Request —
Return each line of the listing below, unchanged, and omit the images.

Information provided —

************

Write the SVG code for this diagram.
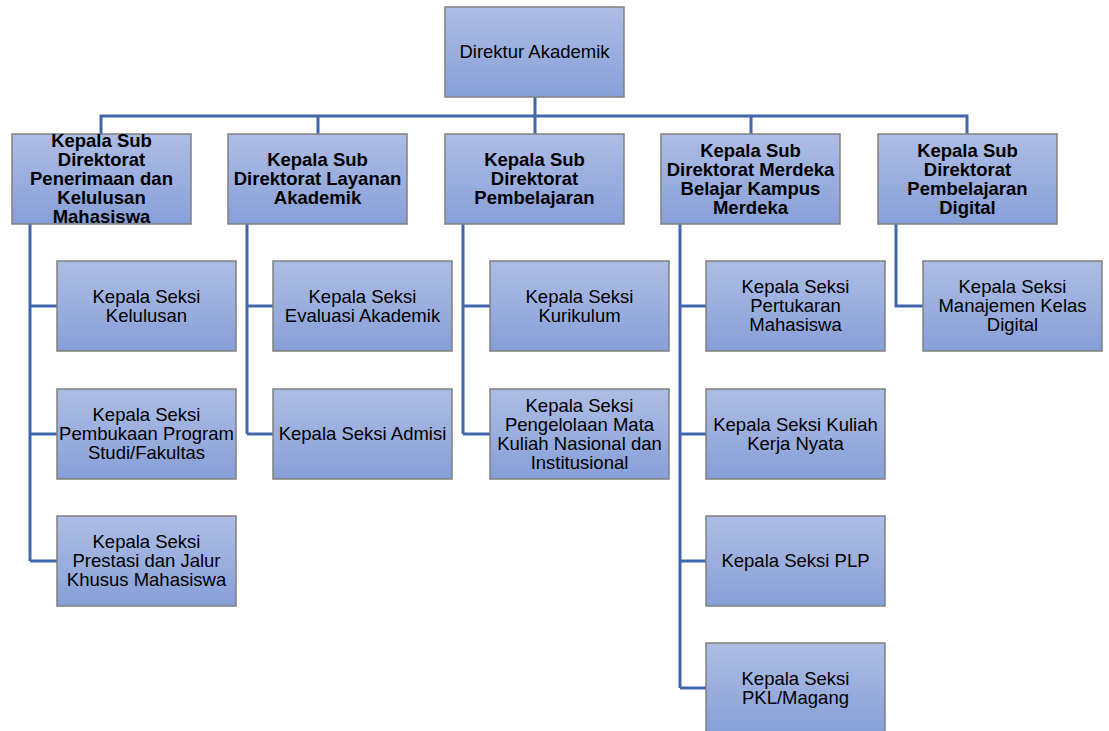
<svg xmlns="http://www.w3.org/2000/svg" width="1109" height="731" viewBox="0 0 1109 731">
<defs>
<linearGradient id="g" x1="0" y1="0" x2="0" y2="1">
<stop offset="0" stop-color="#AEBDE4"/>
<stop offset="1" stop-color="#879FD8"/>
</linearGradient>
<style>
.box{fill:url(#g);stroke:#808080;stroke-width:1.5}
.t{font-family:"Liberation Sans",Arial,sans-serif;font-size:18.5px;text-anchor:middle;fill:#000}
.b{font-weight:bold}
.conn{stroke:#4066AD;stroke-width:3;fill:none}
</style>
</defs>
<rect width="1109" height="731" fill="#fff"/>
<g id="connectors" class="conn">
<path d="M535,97V116M101,134V116H967V134M318,116V134M535,116V134M751,116V134"/>
<path d="M30,224V561M30,306H57M30,434H57M30,561H57"/>
<path d="M247,224V434M247,306H273M247,434H273"/>
<path d="M463,224V434M463,306H490M463,434H490"/>
<path d="M680,224V688M680,306H706M680,434H706M680,561H706M680,688H706"/>
<path d="M896,224V306H923"/>
</g>
<g id="direktur"><rect class="box" x="445" y="7" width="179" height="90"/><text class="t" x="534.5" y="58">Direktur Akademik</text></g>

<g id="sub1"><rect class="box" x="12" y="134" width="179" height="90"/>
<text class="t b"><tspan x="101.5" y="147">Kepala Sub</tspan><tspan x="101.5" y="166">Direktorat</tspan><tspan x="101.5" y="185">Penerimaan dan</tspan><tspan x="101.5" y="204">Kelulusan</tspan><tspan x="101.5" y="223">Mahasiswa</tspan></text></g>
<g id="sub2"><rect class="box" x="228" y="134" width="179" height="90"/>
<text class="t b"><tspan x="317.5" y="166">Kepala Sub</tspan><tspan x="317.5" y="185">Direktorat Layanan</tspan><tspan x="317.5" y="204">Akademik</tspan></text></g>
<g id="sub3"><rect class="box" x="445" y="134" width="179" height="90"/>
<text class="t b"><tspan x="534.5" y="166">Kepala Sub</tspan><tspan x="534.5" y="185">Direktorat</tspan><tspan x="534.5" y="204">Pembelajaran</tspan></text></g>
<g id="sub4"><rect class="box" x="661" y="134" width="179" height="90"/>
<text class="t b"><tspan x="750.5" y="156.5">Kepala Sub</tspan><tspan x="750.5" y="175.5">Direktorat Merdeka</tspan><tspan x="750.5" y="194.5">Belajar Kampus</tspan><tspan x="750.5" y="213.5">Merdeka</tspan></text></g>
<g id="sub5"><rect class="box" x="878" y="134" width="179" height="90"/>
<text class="t b"><tspan x="967.5" y="156.5">Kepala Sub</tspan><tspan x="967.5" y="175.5">Direktorat</tspan><tspan x="967.5" y="194.5">Pembelajaran</tspan><tspan x="967.5" y="213.5">Digital</tspan></text></g>

<g id="s1a"><rect class="box" x="57" y="261" width="179" height="90"/>
<text class="t"><tspan x="146.5" y="302.5">Kepala Seksi</tspan><tspan x="146.5" y="321.5">Kelulusan</tspan></text></g>
<g id="s1b"><rect class="box" x="57" y="389" width="179" height="90"/>
<text class="t"><tspan x="146.5" y="421">Kepala Seksi</tspan><tspan x="146.5" y="440">Pembukaan Program</tspan><tspan x="146.5" y="459">Studi/Fakultas</tspan></text></g>
<g id="s1c"><rect class="box" x="57" y="516" width="179" height="90"/>
<text class="t"><tspan x="146.5" y="548">Kepala Seksi</tspan><tspan x="146.5" y="567">Prestasi dan Jalur</tspan><tspan x="146.5" y="586">Khusus Mahasiswa</tspan></text></g>

<g id="s2a"><rect class="box" x="273" y="261" width="179" height="90"/>
<text class="t"><tspan x="362.5" y="302.5">Kepala Seksi</tspan><tspan x="362.5" y="321.5">Evaluasi Akademik</tspan></text></g>
<g id="s2b"><rect class="box" x="273" y="389" width="179" height="90"/>
<text class="t" x="362.5" y="440">Kepala Seksi Admisi</text></g>

<g id="s3a"><rect class="box" x="490" y="261" width="179" height="90"/>
<text class="t"><tspan x="579.5" y="302.5">Kepala Seksi</tspan><tspan x="579.5" y="321.5">Kurikulum</tspan></text></g>
<g id="s3b"><rect class="box" x="490" y="389" width="179" height="90"/>
<text class="t"><tspan x="579.5" y="411.5">Kepala Seksi</tspan><tspan x="579.5" y="430.5">Pengelolaan Mata</tspan><tspan x="579.5" y="449.5">Kuliah Nasional dan</tspan><tspan x="579.5" y="468.5">Institusional</tspan></text></g>

<g id="s4a"><rect class="box" x="706" y="261" width="179" height="90"/>
<text class="t"><tspan x="795.5" y="293">Kepala Seksi</tspan><tspan x="795.5" y="312">Pertukaran</tspan><tspan x="795.5" y="331">Mahasiswa</tspan></text></g>
<g id="s4b"><rect class="box" x="706" y="389" width="179" height="90"/>
<text class="t"><tspan x="795.5" y="430.5">Kepala Seksi Kuliah</tspan><tspan x="795.5" y="449.5">Kerja Nyata</tspan></text></g>
<g id="s4c"><rect class="box" x="706" y="516" width="179" height="90"/>
<text class="t" x="795.5" y="567">Kepala Seksi PLP</text></g>
<g id="s4d"><rect class="box" x="706" y="643" width="179" height="90"/>
<text class="t"><tspan x="795.5" y="684.5">Kepala Seksi</tspan><tspan x="795.5" y="703.5">PKL/Magang</tspan></text></g>

<g id="s5a"><rect class="box" x="923" y="261" width="179" height="90"/>
<text class="t"><tspan x="1012.5" y="293">Kepala Seksi</tspan><tspan x="1012.5" y="312">Manajemen Kelas</tspan><tspan x="1012.5" y="331">Digital</tspan></text></g>
</svg>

************

Written response —
Write the SVG code for this diagram.
<svg xmlns="http://www.w3.org/2000/svg" width="1109" height="731" viewBox="0 0 1109 731">
<defs>
<linearGradient id="g" x1="0" y1="0" x2="0" y2="1">
<stop offset="0" stop-color="#AEBDE4"/>
<stop offset="1" stop-color="#879FD8"/>
</linearGradient>
<style>
.box{fill:url(#g);stroke:#808080;stroke-width:1.5}
.t{font-family:"Liberation Sans",Arial,sans-serif;font-size:18.5px;text-anchor:middle;fill:#000}
.b{font-weight:bold}
.conn{stroke:#4066AD;stroke-width:3;fill:none}
</style>
</defs>
<rect width="1109" height="731" fill="#fff"/>
<g id="connectors" class="conn">
<path d="M535,97V116M101,134V116H967V134M318,116V134M535,116V134M751,116V134"/>
<path d="M30,224V561M30,306H57M30,434H57M30,561H57"/>
<path d="M247,224V434M247,306H273M247,434H273"/>
<path d="M463,224V434M463,306H490M463,434H490"/>
<path d="M680,224V688M680,306H706M680,434H706M680,561H706M680,688H706"/>
<path d="M896,224V306H923"/>
</g>
<g id="direktur"><rect class="box" x="445" y="7" width="179" height="90"/><text class="t" x="534.5" y="58">Direktur Akademik</text></g>

<g id="sub1"><rect class="box" x="12" y="134" width="179" height="90"/>
<text class="t b"><tspan x="101.5" y="147">Kepala Sub</tspan><tspan x="101.5" y="166">Direktorat</tspan><tspan x="101.5" y="185">Penerimaan dan</tspan><tspan x="101.5" y="204">Kelulusan</tspan><tspan x="101.5" y="223">Mahasiswa</tspan></text></g>
<g id="sub2"><rect class="box" x="228" y="134" width="179" height="90"/>
<text class="t b"><tspan x="317.5" y="166">Kepala Sub</tspan><tspan x="317.5" y="185">Direktorat Layanan</tspan><tspan x="317.5" y="204">Akademik</tspan></text></g>
<g id="sub3"><rect class="box" x="445" y="134" width="179" height="90"/>
<text class="t b"><tspan x="534.5" y="166">Kepala Sub</tspan><tspan x="534.5" y="185">Direktorat</tspan><tspan x="534.5" y="204">Pembelajaran</tspan></text></g>
<g id="sub4"><rect class="box" x="661" y="134" width="179" height="90"/>
<text class="t b"><tspan x="750.5" y="156.5">Kepala Sub</tspan><tspan x="750.5" y="175.5">Direktorat Merdeka</tspan><tspan x="750.5" y="194.5">Belajar Kampus</tspan><tspan x="750.5" y="213.5">Merdeka</tspan></text></g>
<g id="sub5"><rect class="box" x="878" y="134" width="179" height="90"/>
<text class="t b"><tspan x="967.5" y="156.5">Kepala Sub</tspan><tspan x="967.5" y="175.5">Direktorat</tspan><tspan x="967.5" y="194.5">Pembelajaran</tspan><tspan x="967.5" y="213.5">Digital</tspan></text></g>

<g id="s1a"><rect class="box" x="57" y="261" width="179" height="90"/>
<text class="t"><tspan x="146.5" y="302.5">Kepala Seksi</tspan><tspan x="146.5" y="321.5">Kelulusan</tspan></text></g>
<g id="s1b"><rect class="box" x="57" y="389" width="179" height="90"/>
<text class="t"><tspan x="146.5" y="421">Kepala Seksi</tspan><tspan x="146.5" y="440">Pembukaan Program</tspan><tspan x="146.5" y="459">Studi/Fakultas</tspan></text></g>
<g id="s1c"><rect class="box" x="57" y="516" width="179" height="90"/>
<text class="t"><tspan x="146.5" y="548">Kepala Seksi</tspan><tspan x="146.5" y="567">Prestasi dan Jalur</tspan><tspan x="146.5" y="586">Khusus Mahasiswa</tspan></text></g>

<g id="s2a"><rect class="box" x="273" y="261" width="179" height="90"/>
<text class="t"><tspan x="362.5" y="302.5">Kepala Seksi</tspan><tspan x="362.5" y="321.5">Evaluasi Akademik</tspan></text></g>
<g id="s2b"><rect class="box" x="273" y="389" width="179" height="90"/>
<text class="t" x="362.5" y="440">Kepala Seksi Admisi</text></g>

<g id="s3a"><rect class="box" x="490" y="261" width="179" height="90"/>
<text class="t"><tspan x="579.5" y="302.5">Kepala Seksi</tspan><tspan x="579.5" y="321.5">Kurikulum</tspan></text></g>
<g id="s3b"><rect class="box" x="490" y="389" width="179" height="90"/>
<text class="t"><tspan x="579.5" y="411.5">Kepala Seksi</tspan><tspan x="579.5" y="430.5">Pengelolaan Mata</tspan><tspan x="579.5" y="449.5">Kuliah Nasional dan</tspan><tspan x="579.5" y="468.5">Institusional</tspan></text></g>

<g id="s4a"><rect class="box" x="706" y="261" width="179" height="90"/>
<text class="t"><tspan x="795.5" y="293">Kepala Seksi</tspan><tspan x="795.5" y="312">Pertukaran</tspan><tspan x="795.5" y="331">Mahasiswa</tspan></text></g>
<g id="s4b"><rect class="box" x="706" y="389" width="179" height="90"/>
<text class="t"><tspan x="795.5" y="430.5">Kepala Seksi Kuliah</tspan><tspan x="795.5" y="449.5">Kerja Nyata</tspan></text></g>
<g id="s4c"><rect class="box" x="706" y="516" width="179" height="90"/>
<text class="t" x="795.5" y="567">Kepala Seksi PLP</text></g>
<g id="s4d"><rect class="box" x="706" y="643" width="179" height="90"/>
<text class="t"><tspan x="795.5" y="684.5">Kepala Seksi</tspan><tspan x="795.5" y="703.5">PKL/Magang</tspan></text></g>

<g id="s5a"><rect class="box" x="923" y="261" width="179" height="90"/>
<text class="t"><tspan x="1012.5" y="293">Kepala Seksi</tspan><tspan x="1012.5" y="312">Manajemen Kelas</tspan><tspan x="1012.5" y="331">Digital</tspan></text></g>
</svg>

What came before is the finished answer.